Local environmentalists had stronger words.
"I was disappointed so much emphasis was placed on reducing the corridor by the current incumbents," said Aripeka environmentalist Mac Davis.
At the meeting, Land O'Lakes activist Clay Colson told commissioners: "You're just wanting to capitulate to landowners."
But commissioners say they just wanted to add clarity.
An earlier version of the ordinance said the corridors could be "reduced" or "realigned." Commissioner Michael Cox noted on Tuesday the proposal now said "modified."
"Why the change?" he asked.
Assistant County Attorney David Goldstein said that officials decided the word "modified" was all-encompassing and included "reduced."
Cox said "modified" was a vague term. He proposed adding the word "reduced" back into the wording, along with the word "modified." The other commissioners agreed. They did not add back "realign" or clarify the term "modify" anywhere else.
Cox said in an interview that he was trying to be transparent about the county's intent.
"If it means that, say it," he said. "I can see people standing up there and saying 'It says modifies, not reduce.' "
Establishing the corridors, also known as "critical linkages," is part of the wildlife protections to which the county agreed in a 2000 legal settlement with environmental groups.
The idea is to have connections between publicly owned preserves versus a patchwork quilt of stand-alone habitats. The plan outlines seven corridors around the county, along with various options for compensating property owners for the lost land by allowing them to build more units elsewhere.
A 2002 study referenced in the land-use plan calls for widths of up to 2,200 feet, depending on the length and location of the corridor, but that has brought objections from landowners and commissioners alike.
Complicating matters: There is still not an approved ordinance that enforces the corridor widths spelled out in the wildlife study.
That has allowed developers to argue for less restrictive corridors. In a high-profile 2008 case involving Shady Hills property owned by Bell Fruit Co. and Zeneda companies, commissioners agreed to reduce the corridor to as little as 100 feet, a decision later overturned by the Department of Community Affairs. That case is now pending.

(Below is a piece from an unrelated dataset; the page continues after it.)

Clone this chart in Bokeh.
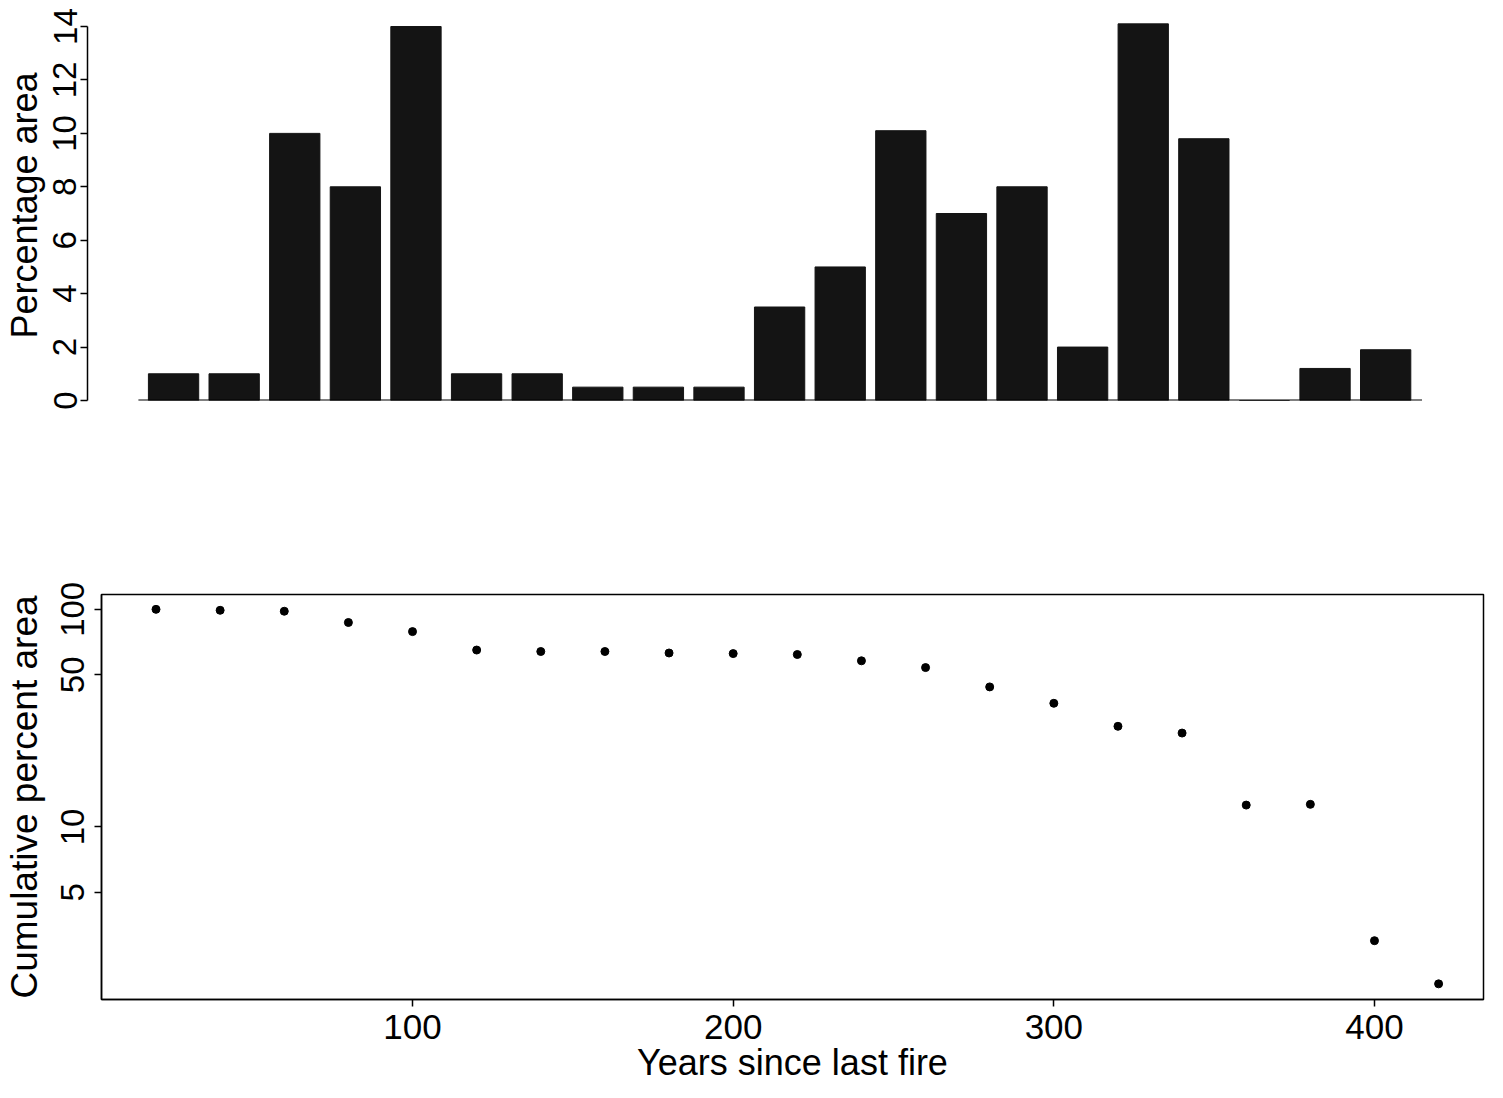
from bokeh.plotting import figure
from bokeh.layouts import column, row
from bokeh.models import Range1d, FixedTicker
from bokeh.embed import file_html
from bokeh.resources import INLINE

# ---- data ----
years = [20, 40, 60, 80, 100, 120, 140, 160, 180, 200, 220,
         240, 260, 280, 300, 320, 340, 360, 380, 400, 420]
pct_area = [1.0, 1.0, 10.0, 8.0, 14.0, 1.0, 1.0, 0.5, 0.5, 0.5, 3.5,
            5.0, 10.1, 7.0, 8.0, 2.0, 14.1, 9.8, 0.0, 1.2, 1.9]
cum_pct = [100, 99, 98, 87, 79, 65, 64, 64, 63, 62.6, 62,
           58, 54, 44, 37, 29, 27, 12.6, 12.7, 3.0, 1.9]
top_ticks = [0, 2, 4, 6, 8, 10, 12, 14]
bottom_y_ticks = [5, 10, 50, 100]
bottom_x_ticks = [100, 200, 300, 400]

FONT = "Liberation Sans"
step = years[1] - years[0]


def style_axis(ax, label_size, title_size, label_standoff, title_standoff):
    ax.major_label_text_font = FONT
    ax.major_label_text_font_size = label_size
    ax.major_label_text_color = "black"
    ax.axis_label_text_font = FONT
    ax.axis_label_text_font_size = title_size
    ax.axis_label_text_font_style = "normal"
    ax.axis_label_text_color = "black"
    ax.major_tick_out = 7
    ax.major_tick_in = 0
    ax.minor_tick_out = 0
    ax.minor_tick_in = 0
    ax.axis_line_width = 1.5
    ax.axis_line_color = "black"
    ax.major_tick_line_width = 1.5
    ax.major_tick_line_color = "black"
    ax.major_label_standoff = label_standoff
    ax.axis_label_standoff = title_standoff


# ---- top panel: bar chart ----
top = figure(frame_width=1343, frame_height=390,
             x_range=Range1d(years[0] - 1.42 * step, years[-1] + 0.74 * step),
             y_range=Range1d(0, 14.6),
             min_border_top=10, min_border_bottom=55, min_border_left=87, min_border_right=10,
             output_backend="svg", toolbar_location=None)
top.vbar(x=years, top=pct_area, width=0.83 * step, fill_color="#141414", line_color="#141414")
top.line(x=[years[0] - 0.58 * step, years[-1] + 0.6 * step], y=[0, 0],
         line_color="black", line_width=2)
top.xaxis.visible = False
top.grid.visible = False
top.outline_line_color = None
ya = top.yaxis[0]
ya.ticker = FixedTicker(ticks=top_ticks)
ya.bounds = (top_ticks[0], top_ticks[-1])
ya.axis_label = "Percentage area"
ya.major_label_orientation = "vertical"
style_axis(ya, "33px", "36px", 4, 6)

# ---- bottom panel: cumulative, log scale ----
bot = figure(frame_width=1382, frame_height=405,
             x_range=Range1d(3, 434), y_range=Range1d(1.61, 117),
             y_axis_type="log",
             min_border_top=139, min_border_bottom=0, min_border_left=101, min_border_right=10,
             output_backend="svg", toolbar_location=None)
bot.scatter(x=years, y=cum_pct, size=8, fill_color="black", line_color="black")
bot.grid.visible = False
bot.outline_line_color = "black"
bot.outline_line_width = 1.5
bot.xaxis.ticker = FixedTicker(ticks=bottom_x_ticks)
bot.yaxis.ticker = FixedTicker(ticks=bottom_y_ticks)
bot.xaxis.axis_label = "Years since last fire"
bot.yaxis.axis_label = "Cumulative percent area"
bot.yaxis.major_label_orientation = "vertical"
style_axis(bot.xaxis[0], "35px", "36px", 8, 0)
style_axis(bot.yaxis[0], "33px", "37px", 10, 14)

layout = column(row(top), row(bot), spacing=0)
open("out.html", "w").write(file_html(layout, INLINE))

A proposed ordinance, which kicks in if a property owner wants to change the zoning and increase the density, is expected to go to public hearings in January.
One step in a process
The commission's approval last week of the revised wording — adding "reduced" — is just one step in a long process. Now the amendments to the county's land-use plan go to the state Department of Community Affairs, which can check off on them or send them back to the county with objections.
Cox noted that the proposed wildlife corridor ordinance sets the widths in stone, which stands in conflict with the wiggle room that commissioners propose giving themselves through the changes to the land-use plan.
He said the proposed ordinance would have to change to reflect the potential for landowners to ask for changes.
"I think the intent is to have the corridor at a certain width," he said, "but there are some places where that wouldn't be feasible."
At Tuesday's meeting, a couple of landowners asked the commissioners to reconsider the corridor restrictions on their properties.
But one property owner, Earl Bartholomew, picked up on something about the new wording.
At a meeting this month, he had complained about the corridor restrictions that could take up a chunk of his property if he ever decides to develop it. But on Tuesday, he approached the podium.
"If I'm hearing this right," he said, "we're meeting at the 50-yard line?"
Commissioners nodded. Bartholomew grinned again and thanked them.